I don't really "count" blind review scores for much. What matters is your timed scores. You can look at individual questions in review and identify that timing was the issue and that rushing is why you missed it, but honestly the BR score is, in my opinion, a meaningless statistic. Work on getting your timing down, or keeping focused, or whatever it is that you identify as the source of error when you review.
Do you have an example? For some question types vague is fine. For example, for purpose "explain a phenomenon" is fine, but not for main idea. If you have a specific question you had a problem with that would be easier to look at for context.
High level first pass read. Focus on paragraph map to create a "table of contents" and getting purpose and main idea. Remember it's open book, not a pop quiz from memory. Use language in the question stem to go back and look up where answers will be. Untimed until you are comfortable with high level read and how to research, then timed sections.
Can you clarify what you are asking? A contrapositive is a relationship between two formal logic statements - one is the contrapositive of the other. You can chain FL statements, and the fact that you got a FL statement by contraposing another FL statement doesn't change that it's a FL statement.
If you mean can you turn A -> B -> C into not C → not B → Not A, then yes, because you are just taking
A → B
B -> C
and turning them into
not B → not A
Not C → Not B
But I don't like big left to right chains. I like to keep each separate statement on its own in a list so I can scan the left column. That's just my preference based on how my brain works.
You'll be better able than we will to identify why you had the score differential since we aren't in your head. Neither of these scores are accurate predictors of where you are currently in terms of scores as neither reflects a real, timed conditions performance. So first off I'd have you do some introspection about what was different about your process each time. As for being stuck between two choices, things that I think are helpful are remembering for the question type do you want strong or weak language, can you bring in things that are not explicitly mentioned in the stimulus, and having a way to "test" an answer choice to make sure it's correct - like the negation test for NA. You shouldn't just be looking at answers and going "this one seems ok," you should be saying "I know this is correct because if the evidence is true, but then this one is true, I'm not so sure about the conclusion."
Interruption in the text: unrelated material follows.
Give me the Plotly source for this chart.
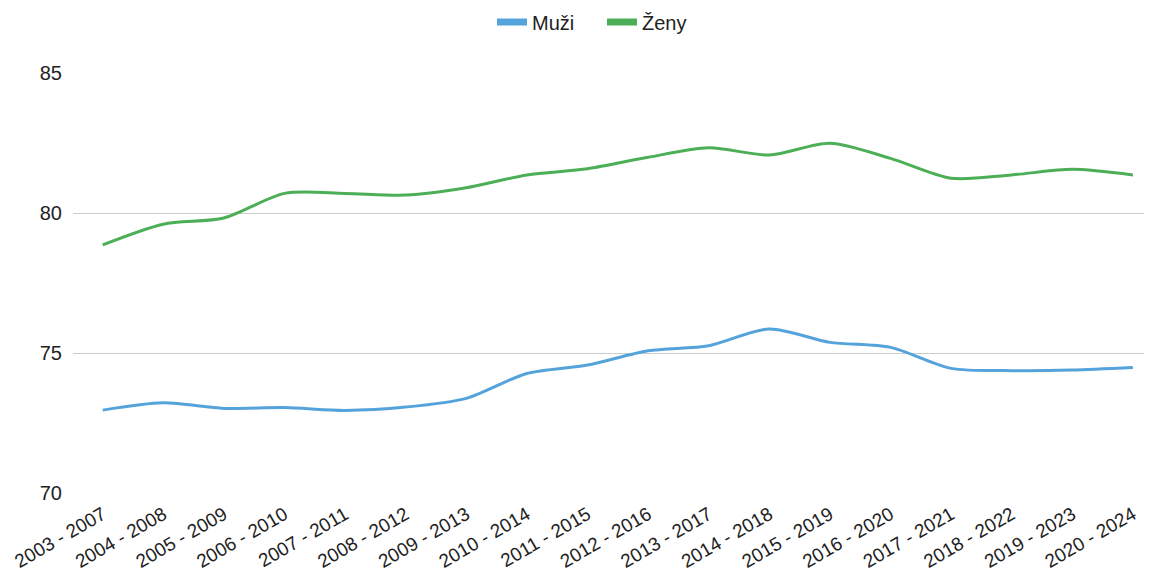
import plotly.graph_objects as go

categories = ["2003 - 2007", "2004 - 2008", "2005 - 2009", "2006 - 2010", "2007 - 2011",
              "2008 - 2012", "2009 - 2013", "2010 - 2014", "2011 - 2015", "2012 - 2016",
              "2013 - 2017", "2014 - 2018", "2015 - 2019", "2016 - 2020", "2017 - 2021",
              "2018 - 2022", "2019 - 2023", "2020 - 2024"]

muzi = [72.96, 73.22, 73.02, 73.05, 72.95, 73.07, 73.38, 74.27, 74.57, 75.08,
        75.26, 75.86, 75.38, 75.2, 74.45, 74.37, 74.39, 74.48]

zeny = [78.86, 79.6, 79.82, 80.7, 80.7, 80.64, 80.9, 81.36, 81.58, 81.99,
        82.33, 82.07, 82.49, 81.95, 81.24, 81.36, 81.56, 81.36]

series = [("Muži", muzi, "#55a3db"), ("Ženy", zeny, "#4caf57")]

fig = go.Figure()
for name, vals, col in series:
    fig.add_trace(go.Scatter(x=categories, y=vals, name=name, mode="lines", showlegend=False,
                             line=dict(color=col, width=3, shape="spline", smoothing=0.8)))
# legend entries with thick short swatches
for name, vals, col in series:
    fig.add_trace(go.Scatter(x=[None], y=[None], name=name, mode="lines", showlegend=True,
                             line=dict(color=col, width=7)))

fig.update_layout(
    width=1152, height=582,
    margin=dict(l=65, r=15, t=65, b=97, autoexpand=False),
    paper_bgcolor="white", plot_bgcolor="white",
    font=dict(family="'Liberation Sans', Arial, sans-serif", size=18, color="#222222"),
    legend=dict(orientation="h", x=0.5 - 7 / 1072, xanchor="center", y=1 - 14 / 582,
                yanchor="middle", yref="container", font=dict(size=20), itemwidth=30,
                entrywidth=65, entrywidthmode="pixels"),
    showlegend=True,
)
fig.update_xaxes(type="category", range=[-0.49, 17.2], tickangle=-30, showgrid=False,
                 showline=False, ticks="", tickfont=dict(size=19), automargin=False,
                 ticklabelstandoff=6)
fig.update_yaxes(range=[70, 85], tickvals=[70, 75, 80, 85], showgrid=True,
                 gridcolor="#cccccc", gridwidth=1, zeroline=False, showline=False,
                 ticks="", tickfont=dict(size=20), ticklabelstandoff=10, automargin=False)

fig.write_html("out.html")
It really depends. Some students pick things up quickly; for some it takes longer. Remember that the first few points will be easy as you learn basics, then it becomes harder as you go to pick up the last few. It's certainly fine to shoot for August, but it may take you longer.
@sj112 I generally tell my students no more than 2 1/2 -3 hours at a time, and usually the only people who can get in two study sessions a day are the ones who are literally only doing LSAT (not working, in school, etc). Quality will trump quantity.
It's impossible to say whether an unnamed show at your library will help, but in general I find that materials not aimed at the LSAT are usually overinclusive and go way beyond what you need for this test.
So my approach is a zoom out view. This is open book - nobody is taking the passages away from you. When you move on to the questions you want to understand the big picture ideas but don't worry about the details. If and when they ask about them, you'll pick them up. But on the first read stay on the high level stuff. Skip the details and minutiae - the for example, the in addition, the excruciating specifics of the science experience. "Curie did the experiment that proved her theory" is what you need, not every step of the experiment.
are you making sure to compare the answer choice to the line in the passage? Are you picking "trap" answers that are 'not quite what the passage said," or trap as in "they were in the passage but not where the question was asking about"? Do you have an example?